## START STORED ROWS

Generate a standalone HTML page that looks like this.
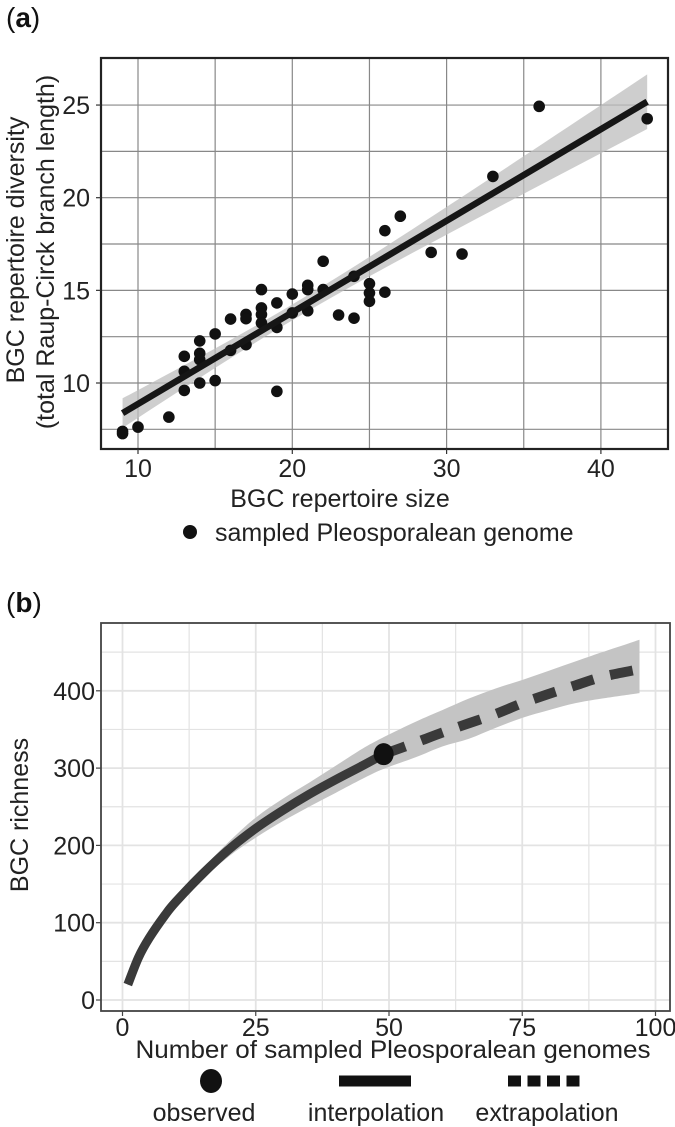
<!DOCTYPE html>
<html><head><meta charset="utf-8"><style>
html,body{margin:0;padding:0;background:#fff;}
svg{display:block;font-family:"Liberation Sans",Arial,sans-serif;}
</style></head><body>
<svg id="fig" width="675" height="1127" viewBox="0 0 675 1127">
<g id="pa"></g>
<g id="pb"></g>
</svg>
<script>
// Panel a data
const aX = [9,9,10,12,13,13,13,14,14,14,14,15,15,16,16,17,17,17,18,18,18,18,19,19,19,20,20,21,21,21,22,22,23,24,24,25,25,25,26,26,27,29,31,33,36,43];
const aY = [7.39,7.27,7.62,8.16,11.44,10.63,9.6,12.27,11.6,11.26,10.0,12.65,10.13,13.45,11.76,13.7,13.47,12.07,15.04,14.05,13.7,13.24,14.32,13.0,9.55,14.8,13.78,15.27,15.04,13.9,16.57,15.04,13.67,15.76,13.5,15.36,14.86,14.41,18.22,14.9,19.0,17.05,16.96,21.15,24.93,24.26];
const aXTicks = [10,20,30,40];
const aYTicks = [10,15,20,25];
// Panel b data
const bXInt = [1,3,5,8,10,15,20,25,30,35,40,45,49];
const bYInt = [20,55,80,110,127,163,195,222,245,266,285,303,318];
const bXExt = [49,55,60,65,70,75,80,85,90,97];
const bYExt = [318,333,346,358,370,384,396,407,418,428];
const bBandX = [1,5,10,15,20,25,30,35,40,45,49,55,60,65,70,75,80,85,90,97];
const bBandHi = [22,84,133,170,205,236,260,281,303,325,340,360,375,390,403,414,426,438,450,466];
const bBandLo = [18,76,121,156,186,210,231,250,268,286,299,314,328,338,352,365,375,384,390,397];
const bObsX = [49];
const bObsY = [318];
const bXTicks = [0,25,50,75,100];
const bYTicks = [0,100,200,300,400];

const NS='http://www.w3.org/2000/svg';
function mk(parent,tag,attrs,text){const e=document.createElementNS(NS,tag);for(const k in attrs)e.setAttribute(k,attrs[k]);if(text!==undefined)e.textContent=text;parent.appendChild(e);return e;}
function smooth(pts){let d='M'+pts[0][0]+','+pts[0][1];for(let i=0;i<pts.length-1;i++){const p0=pts[Math.max(0,i-1)],p1=pts[i],p2=pts[i+1],p3=pts[Math.min(pts.length-1,i+2)];
const c1=[p1[0]+(p2[0]-p0[0])/6,p1[1]+(p2[1]-p0[1])/6],c2=[p2[0]-(p3[0]-p1[0])/6,p2[1]-(p3[1]-p1[1])/6];d+=' C'+c1+' '+c2+' '+p2;}return d;}
function smoothCont(pts){return smooth(pts).replace(/^M/,'L');}

// ---------- Panel a ----------
const pa=document.getElementById('pa');
const ax=v=>138+(v-10)*15.43, ay=v=>383-(v-10)*18.53;
const aL=101,aR=668,aT=58,aB=449;
let t=mk(pa,'text',{x:6,y:27,'font-size':28,fill:'#111'});


t.innerHTML='(<tspan font-weight="bold">a</tspan>)';
for(let v=10;v<=40;v+=5){const g=mk(pa,'line',{x1:ax(v),x2:ax(v),y1:aT,y2:aB,stroke:'#888','stroke-width':1.2});

}
for(let v=7.5;v<=25;v+=2.5){const g=mk(pa,'line',{x1:aL,x2:aR,y1:ay(v),y2:ay(v),stroke:'#888','stroke-width':1.2});

}
const n=aX.length;const mx=aX.reduce((a,b)=>a+b)/n,my=aY.reduce((a,b)=>a+b)/n;
let sxx=0,sxy=0;aX.forEach((x,i)=>{sxx+=(x-mx)**2;sxy+=(x-mx)*(aY[i]-my);});
const b1=sxy/sxx,b0=my-b1*mx;let sse=0;aX.forEach((x,i)=>{sse+=(aY[i]-b0-b1*x)**2;});
const s=Math.sqrt(sse/(n-2));const xmin=Math.min(...aX),xmax=Math.max(...aX);
let up=[],lo=[];for(let k=0;k<=40;k++){const x=xmin+(xmax-xmin)*k/40;const h=2.015*s*Math.sqrt(1/n+(x-mx)**2/sxx);const f=b0+b1*x;up.push(ax(x)+','+ay(f+h));lo.unshift(ax(x)+','+ay(f-h));}
const band=mk(pa,'polygon',{points:up.concat(lo).join(' '),fill:'#bdbdbd','fill-opacity':0.75});


aX.forEach((x,i)=>{const c=mk(pa,'circle',{cx:ax(x),cy:ay(aY[i]),r:5.8,fill:'#111'});

});
const rl=mk(pa,'line',{x1:ax(xmin),y1:ay(b0+b1*xmin),x2:ax(xmax),y2:ay(b0+b1*xmax),stroke:'#161616','stroke-width':6.5});


const fa=mk(pa,'rect',{x:aL,y:aT,width:aR-aL,height:aB-aT,fill:'none',stroke:'#222','stroke-width':2.2});


aXTicks.forEach(v=>{mk(pa,'line',{x1:ax(v),x2:ax(v),y1:aB,y2:aB+5,stroke:'#333','stroke-width':1.2});const l=mk(pa,'text',{x:ax(v),y:477,'font-size':25,'text-anchor':'middle',fill:'#222'},v);

});
aYTicks.forEach(v=>{mk(pa,'line',{x1:aL-5,x2:aL,y1:ay(v),y2:ay(v),stroke:'#333','stroke-width':1.2});const l=mk(pa,'text',{x:90,y:ay(v)+9,'font-size':25,'text-anchor':'end',fill:'#222'},v);

});
t=mk(pa,'text',{x:340,y:507,'font-size':25,'text-anchor':'middle',fill:'#222'},'BGC repertoire size');


t=mk(pa,'text',{transform:'translate(24,250) rotate(-90)','font-size':25,'text-anchor':'middle',fill:'#222'},'BGC repertoire diversity');


t=mk(pa,'text',{transform:'translate(54,252) rotate(-90)','font-size':25,'text-anchor':'middle',fill:'#222'},'(total Raup-Circk branch length)');


let lg=mk(pa,'g',{});


mk(lg,'circle',{cx:190,cy:532,r:7,fill:'#111'});
mk(lg,'text',{x:215,y:541,'font-size':25,fill:'#222'},'sampled Pleosporalean genome');

// ---------- Panel b ----------
const pb=document.getElementById('pb');
const bx=v=>122.5+v*5.33, by=v=>1000-v*0.773;
const bL=101,bR=670,bT=623,bB=1011;
t=mk(pb,'text',{x:6,y:612,'font-size':28,fill:'#111'});


t.innerHTML='(<tspan font-weight="bold">b</tspan>)';
for(let v=0;v<=100;v+=12.5){const g=mk(pb,'line',{x1:bx(v),x2:bx(v),y1:bT,y2:bB,stroke:'#e3e3e3','stroke-width':v%25===0?1.8:1.2});

}
for(let v=0;v<=450;v+=50){const g=mk(pb,'line',{x1:bL,x2:bR,y1:by(v),y2:by(v),stroke:'#e3e3e3','stroke-width':v%100===0?1.8:1.2});

}
const hiPts=bBandX.map((x,i)=>[bx(x),by(bBandHi[i])]);
const loPts=bBandX.map((x,i)=>[bx(x),by(bBandLo[i])]).reverse();
const bband=mk(pb,'path',{d:smooth(hiPts)+' '+smoothCont(loPts)+' Z',fill:'#c4c4c4'});


const ip=mk(pb,'path',{d:smooth(bXInt.map((x,i)=>[bx(x),by(bYInt[i])])),fill:'none',stroke:'#3a3a3a','stroke-width':9});


const ep=mk(pb,'path',{d:smooth(bXExt.map((x,i)=>[bx(x),by(bYExt[i])])),fill:'none',stroke:'#3a3a3a','stroke-width':10,'stroke-dasharray':'23 17'});


bObsX.forEach((x,i)=>{const c=mk(pb,'ellipse',{cx:bx(x),cy:by(bObsY[i]),rx:10,ry:11,fill:'#111'});

});
const fb=mk(pb,'rect',{x:bL,y:bT,width:bR-bL,height:bB-bT,fill:'none',stroke:'#444','stroke-width':1.8});


bXTicks.forEach(v=>{mk(pb,'line',{x1:bx(v),x2:bx(v),y1:bB,y2:bB+5,stroke:'#444','stroke-width':1.2});const l=mk(pb,'text',{x:bx(v),y:1036,'font-size':25,'text-anchor':'middle',fill:'#222'},v);

});
bYTicks.forEach(v=>{mk(pb,'line',{x1:bL-5,x2:bL,y1:by(v),y2:by(v),stroke:'#444','stroke-width':1.2});const l=mk(pb,'text',{x:95,y:by(v)+9,'font-size':25,'text-anchor':'end',fill:'#222'},v);

});
t=mk(pb,'text',{x:393,y:1058,'font-size':25,'text-anchor':'middle',fill:'#222','textLength':515,'lengthAdjust':'spacingAndGlyphs'},'Number of sampled Pleosporalean genomes');


t=mk(pb,'text',{transform:'translate(28,815) rotate(-90)','font-size':25,'text-anchor':'middle',fill:'#222'},'BGC richness');


lg=mk(pb,'g',{});


mk(lg,'ellipse',{cx:211,cy:1081,rx:11,ry:12,fill:'#111'});
mk(lg,'line',{x1:339,x2:411,y1:1081,y2:1081,stroke:'#111','stroke-width':11});
mk(lg,'line',{x1:508,x2:581,y1:1081,y2:1081,stroke:'#111','stroke-width':11,'stroke-dasharray':'13 6.5'});
mk(lg,'text',{x:204,y:1121,'font-size':25,'text-anchor':'middle',fill:'#222'},'observed');
mk(lg,'text',{x:376,y:1121,'font-size':25,'text-anchor':'middle',fill:'#222'},'interpolation');
mk(lg,'text',{x:547,y:1121,'font-size':25,'text-anchor':'middle',fill:'#222'},'extrapolation');
</script>
</body></html>
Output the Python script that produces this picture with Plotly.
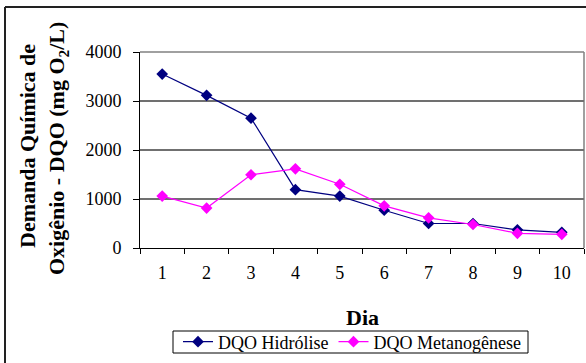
import plotly.graph_objects as go

# Dados: DQO ao longo dos dias
dias = ["1", "2", "3", "4", "5", "6", "7", "8", "9", "10"]
dqo_hidrolise = [3550, 3115, 2650, 1190, 1060, 770, 500, 500, 370, 320]
dqo_metanogenese = [1060, 815, 1495, 1615, 1300, 860, 615, 480, 300, 280]

W, H = 586, 363
ML, MR, MT, MB = 140, 2, 52, 115
PW = W - ML - MR
PH = H - MT - MB


def px_x(p):
    return (p - ML) / PW


def px_y(p):
    return (H - MB - p) / PH


font_family = "Liberation Serif"

fig = go.Figure()
fig.add_trace(go.Scatter(
    x=dias, y=dqo_hidrolise, name="DQO Hidrólise",
    mode="lines+markers",
    line=dict(color="#000080", width=1.2),
    marker=dict(symbol="diamond", size=9, color="#000080"),
))
fig.add_trace(go.Scatter(
    x=dias, y=dqo_metanogenese, name="DQO Metanogênese",
    mode="lines+markers",
    line=dict(color="#FF00FF", width=1.2),
    marker=dict(symbol="diamond", size=9, color="#FF00FF"),
))

fig.update_layout(
    width=W, height=H,
    margin=dict(l=ML, r=MR, t=MT, b=MB, pad=0, autoexpand=False),
    paper_bgcolor="white", plot_bgcolor="white",
    font=dict(family=font_family, size=18, color="black"),
    showlegend=True,
    legend=dict(
        orientation="h", x=px_x(352), xanchor="center",
        y=px_y(342), yanchor="middle",
        borderwidth=0, bgcolor="rgba(0,0,0,0)",
        font=dict(size=18, family=font_family), itemwidth=30,
        tracegroupgap=0,
    ),
    xaxis=dict(
        type="category", range=[-0.5, 9.5],
        showgrid=False, showline=True, linecolor="black", linewidth=1,
        ticks="outside", ticklen=5, tickcolor="black",
        tickson="boundaries", tickfont=dict(size=18, family=font_family),
        ticklabelstandoff=8, zeroline=False,
    ),
    yaxis=dict(
        range=[0, 4000], dtick=1000,
        showgrid=True, gridcolor="#707070", gridwidth=1.5,
        showline=True, linecolor="black", linewidth=1,
        ticks="outside", ticklen=6, tickcolor="black",
        tickfont=dict(size=18, family=font_family),
        ticklabelstandoff=8, zeroline=False,
    ),
)

# Moldura da área de plotagem (topo e lado direito em cinza)
fig.add_shape(type="line", xref="paper", yref="paper", x0=0, x1=1, y0=1, y1=1,
              line=dict(color="#808080", width=1.5), layer="below")
fig.add_shape(type="line", xref="paper", yref="paper", x0=1, x1=1, y0=0, y1=1,
              line=dict(color="#808080", width=1.5), layer="below")

# Moldura externa do gráfico (bordas superior e esquerda visíveis)
fig.add_shape(type="line", xref="paper", yref="paper",
              x0=px_x(5), x1=px_x(W), y0=px_y(7), y1=px_y(7),
              line=dict(color="#222222", width=2), layer="below")
fig.add_shape(type="line", xref="paper", yref="paper",
              x0=px_x(5), x1=px_x(5), y0=px_y(7), y1=px_y(H),
              line=dict(color="#222222", width=2), layer="below")

# Caixa da legenda
fig.add_shape(type="rect", xref="paper", yref="paper",
              x0=px_x(173), x1=px_x(528), y0=px_y(353), y1=px_y(331),
              line=dict(color="black", width=1), layer="below")

# Título do eixo Y (duas linhas)
fig.add_annotation(
    text="<b>Demanda Química de</b>",
    xref="paper", yref="paper", x=px_x(27), y=px_y(146),
    xanchor="center", yanchor="middle", textangle=-90, showarrow=False,
    font=dict(size=22, family=font_family, color="black"),
)
fig.add_annotation(
    text="<b>Oxigênio - DQO (mg O<sub>2</sub>/L)</b>",
    xref="paper", yref="paper", x=px_x(58), y=px_y(149),
    xanchor="center", yanchor="middle", textangle=-90, showarrow=False,
    font=dict(size=22, family=font_family, color="black"),
)

# Título do eixo X
fig.add_annotation(
    text="<b>Dia</b>", xref="paper", yref="paper",
    x=px_x(362), y=px_y(317), xanchor="center", yanchor="middle",
    showarrow=False, font=dict(size=22, family=font_family, color="black"),
)

fig.write_html("out.html")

## END STORED ROWS

EXERCISE INSTRUCTIONS: Collect the complete line wherever the string "that" appears in the records.

TASK OUTPUT:
Generate a standalone HTML page that looks like this.
Output the Python script that produces this picture with Plotly.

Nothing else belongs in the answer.